Pada akhir Januari 1946, pasukan Belanda dan KNIL menduduki Parung dengan tujuan merebut depot senjata tentara Jepang di Lengkong. Tanggal 25 Januari 1946, pasukan di bawah pimpinan Daan Mogot pergi ke markas Jepang dengan kekuatan 70 kadet MA Tangerang dan 8 tentara gurkha. Misi operasi ini bertujuan untuk mencegah senjata tentara Jepang yang sudah menyerah agar tidak jatuh ke tangan tentara Belanda.

Saat pasukan tiba di markas Jepang sekitar pukul 16.00 WIB, para taruna di bawah pimpinan Letnan Satu Subianto dan Letnan Satu Soetopo tanpa menunggu hasil perundingan langsung melucuti tentara Jepang. Senjata-senjata Jepang tersebut berhasil dikumpulkan, namun tiba-tiba terdengar suara letusan senjata. Kejadian itu menyebabkan kepanikan di pihak tentara Jepang dan mereka mulai menembaki para taruna MAT.

Para taruna mencoba melawan namun pertempuran dianggap tidak seimbang.

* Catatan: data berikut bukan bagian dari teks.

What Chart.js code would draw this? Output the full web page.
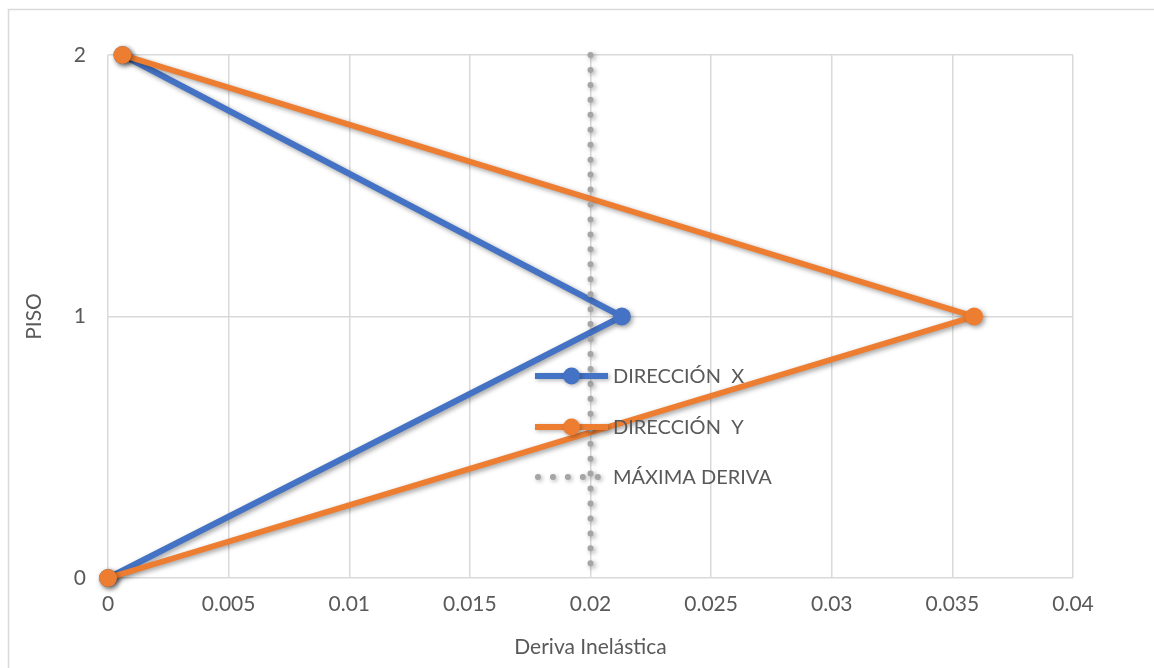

Pertempuran berakhir ketika hari mulai gelap. Prajurit yang masih hidup ditawan oleh pasukan tentara Jepang, sementara beberapa di antaranya berhasil melarikan diri. Mayor Daan Mogot, Letnan Satu Subianto Djojohadikusumo, Kadet Sujono Djojohadikusumo, dan dua perwira Polisi Tentara serta 33 prajurit tewas dalam pertempuran. Dua paman saya, Subianto berusia 21 tahun, sedangkan Sujono berusia 16 tahun, turut gugur. Peristiwa ini sekarang dikenal dengan sebutan Pertempuran Lengkong.